Riverwatch - October
October 2015
It all happened a long while ago near the small village of Pickering where an unassuming trickle of water comes out of the ground. Within a hundred yards or so the flow becomes a riverlet and then eventually forms the beginning of a much larger water course. Few people would have known about this water feature as it is in the middle of fields. One day the water level just rose and rose. The trickle was no more but instead there was gushing water. Soon the the whole meadow became water logged and not surprisingly the happening went unnoticed!
Eventually a farmer did realise that something was amiss but nothing was done and so the build up of water continued. This spring of water is the very source of our own river Wissey and, days or weeks later, the level of the whole river Wissey system got noticeably higher and higher. Only then was the alarm raised!
The River Board (now the Enviromental Agency) were involved and the field in question was soon busy with officals and machinery. Public interest became aroused and newspaper reporters appeared but were given no information. The general public were told to stay away and the village policeman instructed to stand on guard! Speculation and gossip became rife.
We assume the extreme flow could not be stopped and anyway to stop the water would mean an end to the river Wissey itself. Then one day a large surge swept down the entire river. At first it was just a series of waves but they increased in size as they progressed along. The waves had crests on the top just like those at the seaside before they crash onto the beach. The largest wave was supposedly over two feet high but it was night time when it travelled down the river so only a few people would have witnessed the happening. As it progressed along water washed over the banks but after its passing all became calm again and the normal water levels returned. The next day the only signs of anything untoward were the flattened weed beds and lots of mud.

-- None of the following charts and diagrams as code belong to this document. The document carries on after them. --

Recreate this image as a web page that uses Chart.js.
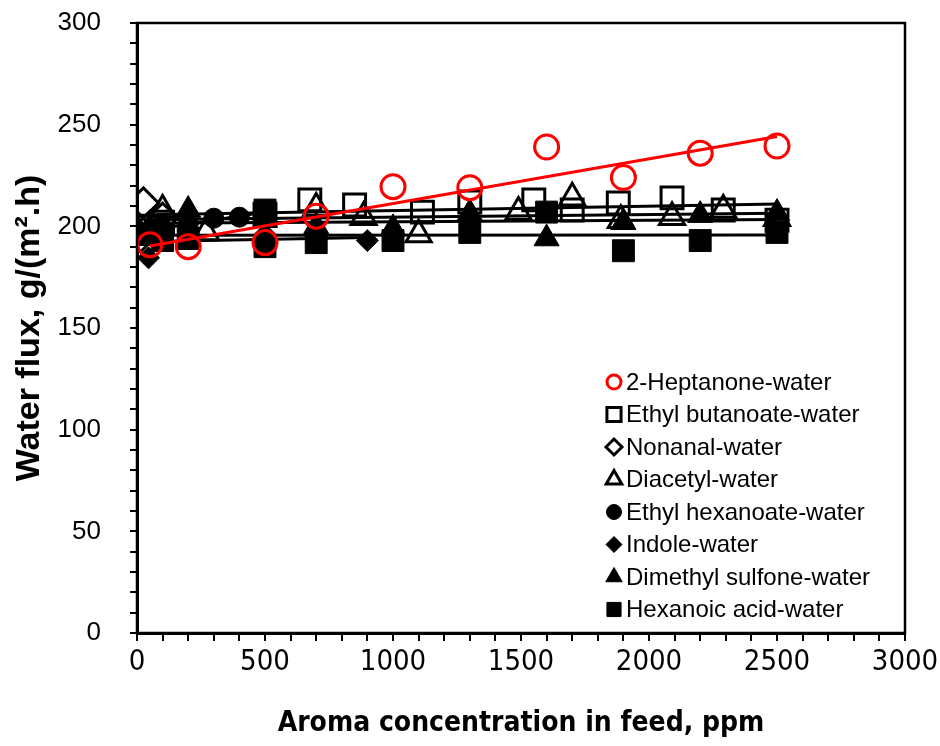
<!DOCTYPE html>
<html>
<head>
<meta charset="utf-8">
<title>Water flux vs aroma concentration</title>
<script src="https://cdn.jsdelivr.net/npm/chart.js"></script>
<style>
  html, body { margin: 0; padding: 0; background: #fff; }
  #wrap { width: 940px; height: 746px; }
</style>
</head>
<body>
<div id="wrap"><canvas id="fluxChart" width="940" height="746"></canvas></div>
<script>
    // feed concentration (ppm) / water flux g/(m2.h) for each aroma-water mixture
    const heptanoneX = [50, 200, 500, 700, 1000, 1300, 1600, 1900, 2200, 2500]
    const heptanoneY = [191, 190, 192, 205, 219.5, 219, 239, 224, 236, 239.5]

    const butanoateX = [50, 100, 500, 675, 850, 1115, 1300, 1550, 1700, 1880, 2090, 2290, 2500]
    const butanoateY = [200, 202, 206, 213, 210.5, 207, 212, 213, 208, 211.5, 214, 208, 203]

    const nonanalX = [5, 15, 25, 50, 100]
    const nonanalY = [199, 195, 211.5, 200, 204]

    const diacetylX = [100, 270, 700, 885, 1100, 1490, 1700, 1890, 2090, 2290, 2500]
    const diacetylY = [208, 197, 209, 204.5, 196, 207, 214, 203, 204.5, 208, 204]

    const hexanoateX = [50, 100, 200, 300, 400, 500]
    const hexanoateY = [198, 199, 201, 204, 204.5, 207]

    const indoleX = [0, 45, 100, 200, 500, 900]
    const indoleY = [197, 184.5, 193, 195, 196, 193]

    const sulfoneX = [50, 200, 500, 700, 1000, 1300, 1600, 1900, 2200, 2500]
    const sulfoneY = [199, 208, 203, 200, 199, 206.5, 194, 202, 205.5, 206.5]

    const hexanoicX = [50, 100, 200, 500, 500, 700, 1000, 1300, 1600, 1900, 2200, 2500]
    const hexanoicY = [196, 193, 194, 190, 208, 192, 193, 197, 207, 188, 193, 197]

    const xTicks = [0, 500, 1000, 1500, 2000, 2500, 3000]
    const yTicks = [0, 50, 100, 150, 200, 250, 300]

    const FONT = '"Liberation Sans", Arial, sans-serif'
    const NARROW = '"Liberation Sans Narrow", "DejaVu Sans Condensed", ' + FONT

    const series = [
        { label: '2-Heptanone-water', xs: heptanoneX, ys: heptanoneY, style: 'circle', color: '#ff0000', open: true, r: 12, lr: 7 },
        { label: 'Ethyl butanoate-water', xs: butanoateX, ys: butanoateY, style: 'rect', color: '#000', open: true, r: 15.5, lr: 10 },
        { label: 'Nonanal-water', xs: nonanalX, ys: nonanalY, style: 'rectRot', color: '#000', open: true, r: 15, lr: 8 },
        { label: 'Diacetyl-water', xs: diacetylX, ys: diacetylY, style: 'triangle', color: '#000', open: true, r: 14.5, lr: 9 },
        { label: 'Ethyl hexanoate-water', xs: hexanoateX, ys: hexanoateY, style: 'circle', color: '#000', open: false, r: 10, lr: 7.5 },
        { label: 'Indole-water', xs: indoleX, ys: indoleY, style: 'rectRot', color: '#000', open: false, r: 11, lr: 8 },
        { label: 'Dimethyl sulfone-water', xs: sulfoneX, ys: sulfoneY, style: 'triangle', color: '#000', open: false, r: 14.5, lr: 9.5 },
        { label: 'Hexanoic acid-water', xs: hexanoicX, ys: hexanoicY, style: 'rect', color: '#000', open: false, r: 15.5, lr: 10 }
    ]

    // least squares trendline over the measured range
    const fitLine = (xs, ys) => {
        const n = xs.length
        const mx = xs.reduce((a, b) => a + b, 0) / n
        const my = ys.reduce((a, b) => a + b, 0) / n
        let sxy = 0, sxx = 0
        xs.forEach((x, i) => { sxy += (x - mx) * (ys[i] - my); sxx += (x - mx) * (x - mx) })
        const k = sxy / sxx
        const b = my - k * mx
        const x0 = Math.min(...xs), x1 = Math.max(...xs)
        return [{ x: x0, y: b + k * x0 }, { x: x1, y: b + k * x1 }]
    }

    const markerSets = series.map(s => ({
        label: s.label,
        data: s.xs.map((x, i) => ({ x: x, y: s.ys[i] })),
        showLine: false,
        pointStyle: s.style,
        pointRadius: s.r,
        pointHoverRadius: s.r,
        pointBorderWidth: s.open ? 3 : 1,
        borderColor: s.color,
        backgroundColor: s.open ? 'rgba(0,0,0,0)' : s.color
    }))

    const trendSets = series.map(s => ({
        label: s.label + ' trend',
        data: fitLine(s.xs, s.ys),
        showLine: true,
        pointRadius: 0,
        borderColor: s.color,
        borderWidth: 3,
        fill: false
    }))

    // first dataset is drawn on top: red markers and line, black markers, black lines
    const datasets = [markerSets[0], trendSets[0]].concat(markerSets.slice(1), trendSets.slice(1))

    // plot frame and legend inside the plot area
    const frameLegend = {
        id: 'frameLegend',
        afterDraw(chart) {
            const ctx = chart.ctx
            const a = chart.chartArea
            ctx.save()
            ctx.strokeStyle = '#000'
            ctx.lineWidth = 2.5
            ctx.strokeRect(a.left, a.top, a.right - a.left, a.bottom - a.top)

            ctx.font = '24px ' + FONT
            ctx.textBaseline = 'middle'
            ctx.textAlign = 'left'
            series.forEach((s, i) => {
                const y = 382 + i * 32.5
                ctx.strokeStyle = s.color
                ctx.fillStyle = s.open ? 'rgba(0,0,0,0)' : s.color
                ctx.lineWidth = s.open ? 3 : 1
                Chart.helpers.drawPoint(ctx, { pointStyle: s.style, radius: s.lr, borderWidth: ctx.lineWidth }, 614, y)
                ctx.fillStyle = '#000'
                ctx.fillText(s.label, 626, y + 1)
            })
            ctx.restore()
        }
    }

    new Chart(document.getElementById('fluxChart').getContext('2d'), {
        type: 'scatter',
        data: { datasets: datasets },
        options: {
            responsive: false,
            animation: false,
            devicePixelRatio: 1,
            layout: { padding: { top: 23, right: 35, left: 0, bottom: 0 } },
            plugins: {
                legend: { display: false },
                tooltip: { enabled: false }
            },
            scales: {
                x: {
                    type: 'linear',
                    min: 0,
                    max: 3000,
                    afterFit: (scale) => {
                        scale.height = 113
                        scale.paddingLeft = 0
                        scale.paddingRight = 0
                    },
                    afterBuildTicks: (scale) => {
                        scale.ticks = []
                        for (let v = 0; v <= 3000; v += 100) scale.ticks.push({ value: v })
                    },
                    ticks: {
                        autoSkip: false,
                        maxRotation: 0,
                        padding: 4,
                        color: '#000',
                        font: { family: NARROW, size: 29 },
                        callback: (v) => xTicks.includes(v) ? String(v) : ''
                    },
                    grid: { drawOnChartArea: false, drawTicks: true, tickLength: 8, color: '#000', lineWidth: 2 },
                    border: { display: true, color: '#000', width: 3 },
                    title: {
                        display: true,
                        text: 'Aroma concentration in feed, ppm',
                        color: '#000',
                        font: { family: NARROW, size: 28, weight: 'bold' },
                        padding: { top: 0, bottom: 5 }
                    }
                },
                y: {
                    type: 'linear',
                    min: 0,
                    max: 300,
                    afterFit: (scale) => {
                        scale.width = 137
                        scale.paddingTop = 0
                        scale.paddingBottom = 0
                    },
                    afterBuildTicks: (scale) => {
                        scale.ticks = []
                        for (let v = 0; v <= 300; v += 10) scale.ticks.push({ value: v })
                    },
                    ticks: {
                        autoSkip: false,
                        padding: 29,
                        color: '#000',
                        font: { family: FONT, size: 26 },
                        callback: (v) => yTicks.includes(v) ? String(v) : ''
                    },
                    grid: { drawOnChartArea: false, drawTicks: true, tickLength: 7, color: '#000', lineWidth: 2 },
                    border: { display: true, color: '#000', width: 3 },
                    title: {
                        display: true,
                        text: 'Water flux, g/(m\u00b2.h)',
                        color: '#000',
                        font: { family: FONT, size: 34, weight: 'bold' },
                        padding: { top: 9, bottom: 0 }
                    }
                }
            }
        },
        plugins: [frameLegend]
    })
</script>
</body>
</html>
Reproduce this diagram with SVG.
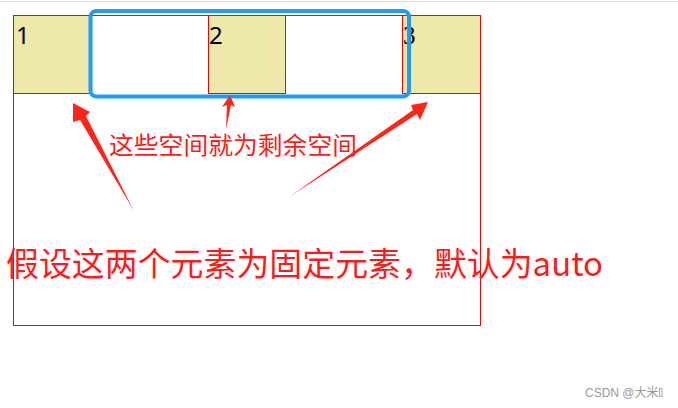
<svg xmlns="http://www.w3.org/2000/svg" width="678" height="408" viewBox="0 0 678 408">
  <style>
    .box { fill: #EEE8AA; stroke: #FF0000; stroke-width: 1; }
    .frame { fill: none; stroke: #FF0000; stroke-width: 1; }
    .num { font-family: "Noto Sans", "Liberation Sans", sans-serif; font-size: 24px; fill: #000; }
    .lbl { font-family: "Noto Sans CJK SC", "Noto Sans", sans-serif; fill: #FF1A1A; }
    .arrow { fill: #FF2418; stroke: none; }
  </style>
  <rect x="0" y="0" width="678" height="408" fill="#FFFFFF"/>
  <line x1="0" y1="1.5" x2="678" y2="1.5" stroke="#DDDDDD" stroke-width="1"/>

  <g id="container">
    <rect class="frame" x="13.5" y="15.5" width="467" height="310"/>
  </g>
  <g id="item1">
    <rect class="box" x="13.5" y="15.5" width="78" height="78"/>
    <text class="num" x="16" y="44">1</text>
  </g>
  <g id="item2">
    <rect class="box" x="208.5" y="15.5" width="77" height="78"/>
    <text class="num" x="209" y="44">2</text>
  </g>
  <g id="item3">
    <rect class="box" x="402.5" y="15.5" width="78" height="78"/>
    <text x="403" y="44" font-family="'Liberation Serif', serif" font-size="25" fill="#000">3</text>
  </g>
  <g id="highlight">
    <rect x="90.5" y="11" width="318.5" height="85.5" rx="6" ry="6" fill="none" stroke="#1E9BFF" stroke-width="4"/>
  </g>

  <g id="connectors">
    <polygon class="arrow" points="73,103 90,112 86,116 134,211 80,120 73,122"/>
    <polygon class="arrow" points="230,95 235,107 231,105 226,129 227,105 222,107"/>
    <polygon class="arrow" points="428,102 411,105 413,110 289,197 417,114 420,120"/>
  </g>

  <g id="label-space">
    <text class="lbl" x="109" y="154" font-size="24" textLength="248" lengthAdjust="spacingAndGlyphs">这些空间就为剩余空间</text>
  </g>
  <g id="label-fixed">
    <text class="lbl" x="6" y="276" font-size="33" textLength="597" lengthAdjust="spacingAndGlyphs">假设这两个元素为固定元素，默认为auto</text>
  </g>
  <g id="watermark">
    <text x="585" y="397" font-family="'Liberation Sans', 'Noto Sans CJK SC', sans-serif" font-size="12" fill="#999999">CSDN @大米</text>
    <rect x="659.5" y="388.5" width="2.5" height="8" fill="none" stroke="#999999" stroke-width="0.8"/>
  </g>
</svg>
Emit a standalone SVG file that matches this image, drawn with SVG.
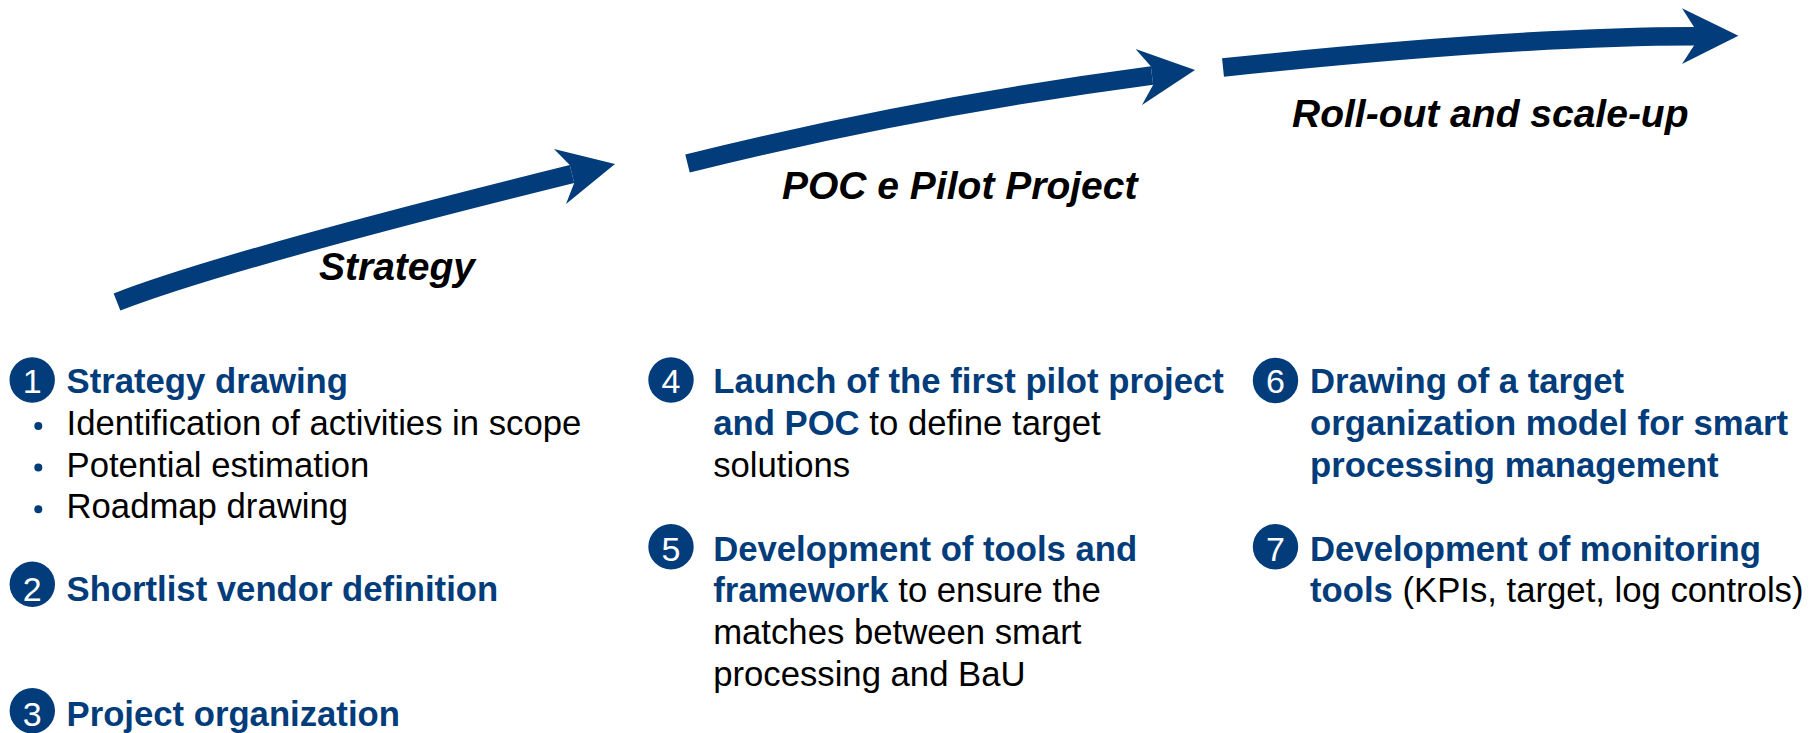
<svg xmlns="http://www.w3.org/2000/svg" width="1817" height="733" viewBox="0 0 1817 733">
<style>
.shaft{fill:none;stroke:#023c7a;stroke-width:18.5;stroke-linecap:butt}
.head{fill:#023c7a}
.phase{font-family:"Liberation Sans",Arial,sans-serif;font-size:39px;font-weight:bold;font-style:italic;fill:#000}
.t{font-family:"Liberation Sans",Arial,sans-serif;font-size:34.7px;fill:#000}
.b{font-weight:bold;fill:#023c7a}
.num{font-family:"Liberation Sans",Arial,sans-serif;font-size:34px;fill:#fff;text-anchor:middle}
.circ{fill:#023c7a}
.dot{fill:#023c7a}
</style>
<rect width="1817" height="733" fill="#fff"/>
<g id="connectors">
<path class="shaft" d="M117,302 Q225,260 572,174"/>
<polygon class="head" points="554,149 615,164 566,204 574.2,183 569.8,165"/>
<path class="shaft" d="M687.5,163.5 Q914,107 1152,75.5"/>
<polygon class="head" points="1135.6,49 1195,70 1142,105 1153.2,84.7 1150.8,66.3"/>
<path class="shaft" d="M1223,67.5 Q1521,36.2 1694,36.2"/>
<polygon class="head" points="1682,8.3 1738.4,35.7 1682,64 1694,45.5 1694,27"/>
</g>
<g id="phase-strategy"><text class="phase" x="319" y="280">Strategy</text></g>
<g id="phase-poc"><text class="phase" x="782" y="199">POC e Pilot Project</text></g>
<g id="phase-rollout"><text class="phase" x="1292" y="127">Roll-out and scale-up</text></g>
<g id="step1">
<circle class="circ" cx="32.2" cy="380" r="22.7"/>
<text class="num" x="32.2" y="393.3">1</text>
<text class="t b" x="66.5" y="393.3">Strategy drawing</text>
<circle class="dot" cx="38.3" cy="426" r="4"/>
<text class="t" x="66.5" y="435">Identification of activities in scope</text>
<circle class="dot" cx="38.3" cy="467.6" r="4"/>
<text class="t" x="66.5" y="476.6">Potential estimation</text>
<circle class="dot" cx="38.3" cy="509.2" r="4"/>
<text class="t" x="66.5" y="518.2">Roadmap drawing</text>
</g>
<g id="step2">
<circle class="circ" cx="32.3" cy="584.2" r="22.7"/>
<text class="num" x="32.3" y="601">2</text>
<text class="t b" x="66.5" y="601">Shortlist vendor definition</text>
</g>
<g id="step3">
<circle class="circ" cx="32.3" cy="710.8" r="22.7"/>
<text class="num" x="32.3" y="725.7">3</text>
<text class="t b" x="66.5" y="725.7">Project organization</text>
</g>
<g id="step4">
<circle class="circ" cx="671" cy="380" r="22.7"/>
<text class="num" x="671" y="393.3">4</text>
<text class="t b" x="713.2" y="393.3">Launch of the first pilot project</text>
<text class="t" x="713.2" y="435"><tspan class="b">and POC</tspan> to define target</text>
<text class="t" x="713.2" y="476.6">solutions</text>
</g>
<g id="step5">
<circle class="circ" cx="671" cy="546.7" r="22.7"/>
<text class="num" x="671" y="560.7">5</text>
<text class="t b" x="713.2" y="560.7">Development of tools and</text>
<text class="t" x="713.2" y="602.3"><tspan class="b">framework</tspan> to ensure the</text>
<text class="t" x="713.2" y="644">matches between smart</text>
<text class="t" x="713.2" y="685.6">processing and BaU</text>
</g>
<g id="step6">
<circle class="circ" cx="1275.5" cy="380.5" r="22.7"/>
<text class="num" x="1275.5" y="393.3">6</text>
<text class="t b" x="1310" y="393.3">Drawing of a target</text>
<text class="t b" x="1310" y="435">organization model for smart</text>
<text class="t b" x="1310" y="476.6">processing management</text>
</g>
<g id="step7">
<circle class="circ" cx="1275.5" cy="546.7" r="22.7"/>
<text class="num" x="1275.5" y="560.7">7</text>
<text class="t b" x="1310" y="560.7">Development of monitoring</text>
<text class="t" x="1310" y="602.3"><tspan class="b">tools</tspan> (KPIs, target, log controls)</text>
</g>
</svg>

Rumours were such that minor damage had been caused to the road bridges at Wissington and Hilgay. The River Board workmen with their diggers disappeared and nothing official was ever heard. There were no reports in the newspapers except for a single paragraph in a fishing paper back in the late 1950's reporting a mystery of no fish at all being caught in the river Wissey for two weeks before fishing then returned to normal.
Thus the matter has been left and ignored for the last 60 years or so!
Now this account has merely joined up pieces of disjointed recollections of long ago provided by a Northwold man who passed away a few years ago who loved relating the past. Lots of the information he obtained was always exaggerated as is often found from one pub bar to another. We also know that any story can anyway become innocently distorted and exaggerated but that the very essence is often true! Quite possibly the underground strata of rocks at the very beginning of our river was disturbed by an earth tremor or similar. It is all supposition but other local rivers do have infrequent surges and strange things do happen! It is now for you to decide if this story is true or false. If the subject merely prompts conversation and further speculation this column will have served its purpose well!